Output proto-related statistics

[divilian]

We need to figure out exactly what this looks like. Candidates for inclusion:

• The number of protos (a time series?)
• The number of agents in each proto (histogram)
• The account balance of each proto (histogram)
• How many protos "survive" based on starvation of a certain duration (see #45)

[venkatachalapathy]

No that #45 is done, maybe it is time to look at this one.

The account balance in a proto is a function of lot other dimensionful parameters of the system. To be at least, it makes more sense to look at starvation shocks and robustness of proto-s to starvation shocks than an absolute account balance.

• Time to S1 -> S2
• Time to S2 -> S3

are good numbers to plot .

In the time interval [S1,S2]

• Growth in the number of protos
• Histogram of proto sizes

And finally, the number of protos that survive a starvation shock (characterized by the duration of starvation)

[divilian]

Got it. So, in terms of the five quantities you mention:

1. Number of iterations before S2 begins
2. Number of iterations before S3 begins
3. Growth in number of protos in interval [S1,S2]
4. Histogram of proto sizes in interval [S1,S2]
5. Number of protos that survive a starvation shock

I feel like only 5 is actually related to "robustness of protos to starvation shocks." That's not to say the first four aren't interesting, but just to make sure I understand, those relate to how-fast and in-what-way agents encounter each other and form protos, right?

Also, regarding 5: the way we've been talking so far, the starvation shock will be for a fixed number of iterations (controlled by :starvation_period), after which we produce stats again. What about this formulation: the starvation shock is permanent, not temporary, and we run the simulation until apocalypse? Then we could get MTTF stats and so forth for how long agents can survive on a scarred and salted earth.

[venkatachalapathy]

You are right that only 5 is related to robustness measure.

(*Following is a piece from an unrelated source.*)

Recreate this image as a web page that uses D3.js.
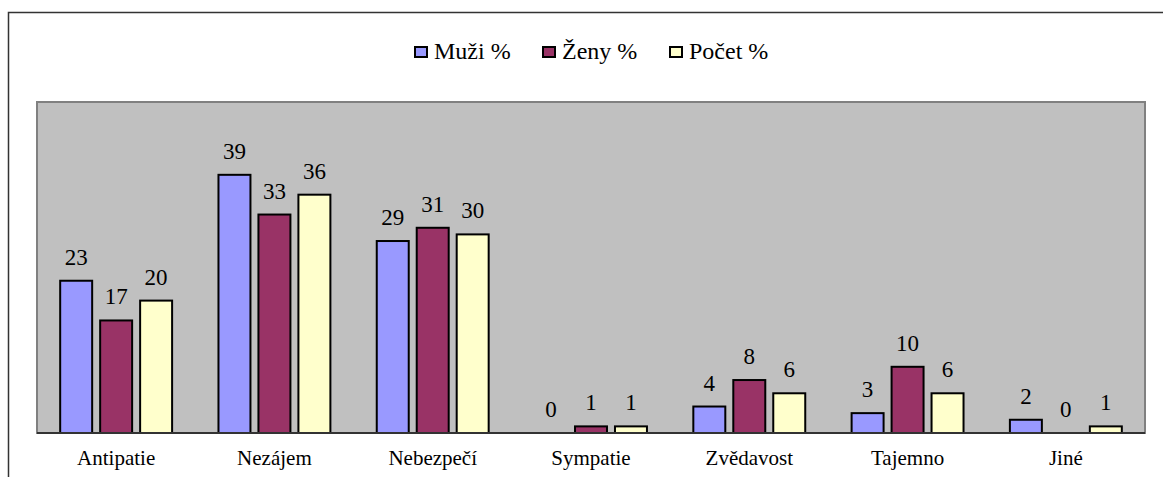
<!DOCTYPE html>
<html><head><meta charset="utf-8">
<script src="https://cdn.jsdelivr.net/npm/d3@7"></script>
<style>body{margin:0;background:#fff;} #c text{font-family:'Liberation Serif' !important;}</style>
</head><body><svg id="c" width="1163" height="477"></svg>
<script>
const categories = ["Antipatie","Nezájem","Nebezpečí","Sympatie","Zvědavost","Tajemno","Jiné"];
const seriesNames = ["Muži %","Ženy %","Počet %"];
const muzi = [23,39,29,0,4,3,2];
const zeny = [17,33,31,1,8,10,0];
const pocet = [20,36,30,1,6,6,1];
const colors = ["#9999FF","#993366","#FFFFCC"];
const yTicks = [0,50];

const svg = d3.select("#c");
const values = [muzi, zeny, pocet];
const plot = {left:37, top:102, right:1145, bottom:433};
const FAM = "Liberation Serif";

function serif(sel, size) {
  sel.attr("font-family", FAM).attr("font-size", size)
     .style("font-family", "'" + FAM + "'", "important")
     .style("font-size", size + "px", "important");
  return sel;
}

// outer chart border
svg.append("rect").attr("x",8.5).attr("y",12.5).attr("width",1170).attr("height",480)
  .attr("fill","#fff").attr("stroke","#333").attr("stroke-width",1.5);

const x0 = d3.scaleBand().domain(categories).range([plot.left, plot.right]).padding(0);
const x1 = d3.scaleBand().domain(seriesNames).range([0, x0.bandwidth()]).paddingInner(0.2).paddingOuter(0.58);
const y = d3.scaleLinear().domain([yTicks[0], yTicks[1]]).range([plot.bottom, plot.top]);

// plot area
svg.append("rect").attr("x",plot.left).attr("y",plot.top).attr("width",plot.right-plot.left).attr("height",plot.bottom-plot.top)
  .attr("fill","#C0C0C0").attr("stroke","#808080").attr("stroke-width",2);

// bars
const data = [];
categories.forEach((c,i)=>seriesNames.forEach((s,j)=>data.push({c,s,j,v:values[j][i]})));
svg.append("g").selectAll("rect").data(data.filter(d=>d.v>0)).join("rect")
  .attr("x",d=>x0(d.c)+x1(d.s)).attr("width",x1.bandwidth())
  .attr("y",d=>y(d.v)).attr("height",d=>y(0)-y(d.v))
  .attr("fill",d=>colors[d.j]).attr("stroke","#000").attr("stroke-width",2);

// axis line
svg.append("line").attr("x1",plot.left).attr("x2",plot.right).attr("y1",plot.bottom).attr("y2",plot.bottom)
  .attr("stroke","#333").attr("stroke-width",2);

// value labels
const vl = svg.append("g");
vl.selectAll("text").data(data).enter().append("text")
  .attr("x",d=>x0(d.c)+x1(d.s)+x1.bandwidth()/2).attr("y",d=>y(d.v)-16)
  .attr("text-anchor","middle").attr("fill","#000").text(d=>String(d.v))
  .call(serif, 23);

// category labels
const xAxis = d3.axisBottom(x0).tickSize(0).tickPadding(0);
const ax = svg.append("g").attr("transform",`translate(0,${plot.bottom})`).call(xAxis);
ax.attr("font-family", FAM);
ax.select(".domain").remove();
ax.selectAll("text").attr("dy",null).attr("y",32).attr("fill","#000").call(serif, 21);

// legend
const legX = [415, 543, 670];
const lg = svg.append("g");
seriesNames.forEach((s,j)=>{
  lg.append("rect").attr("x",legX[j]).attr("y",47).attr("width",12).attr("height",10)
    .attr("fill",colors[j]).attr("stroke","#000").attr("stroke-width",2);
  lg.append("text").attr("x",legX[j]+19).attr("y",59).attr("fill","#000").text(s).call(serif, 24);
});
</script></body></html>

Your further comment regarding 5 is correct and important. In out-of-equilibrium systems (where they use such Markov process models), persistence exponent, the tail survival time is a quantity used to describe such global decay dynamics. If not now, calculating the tail decay exponent from our simulation must be on our to-do for the journal publication.

[divilian]

Some of this was addressed in #62. The remainder I am currently working on.

[divilian]

The first two of the five items above (number-of-iterations-until-stages-2-and-3) has been added in e38b684.

[divilian]

Eleven days ago, I wrote this list:

1. Number of iterations before S2 begins
2. Number of iterations before S3 begins
3. Growth in number of protos in interval [S1,S2]
4. Histogram of proto sizes in interval [S1,S2]
5. Number of protos that survive a starvation shock

We are now plotting 1, 2, and 5. I'm having trouble visualizing how to visualize 3 and 4, especially in a parameter sweep setting. Both of them refer to "intervals," during which dynamic activity happens during every simulation run. How then to combine these in a meaningful infographic, @venkatachalapathy? (Or should we just skip for now?)

[divilian]

@venkatachalapathy says:

I am thinking that we can skip this for this round. It is tough to think of a way to visualize 4). But the growth in the no of protos could be done by simply overlaying the results of all the simulation runs. But then again, what convincing story can we tell with 3) and 4) that we are currently unable to tell with other plots?

I like your idea for 3) (overlaying a number-of-protos-vs-time line plot for each trial run of a particular parameter value) but that only lets us visualize the results of one λ (or whatever parameter) value at a time, right?

I agree with your second point: probably overkill, at least for phase 1.

[divilian]

Closing this for now, since I think we're now plotting everything we're going to want to plot for phase 1. Time to focus on analysis of our existing plot space.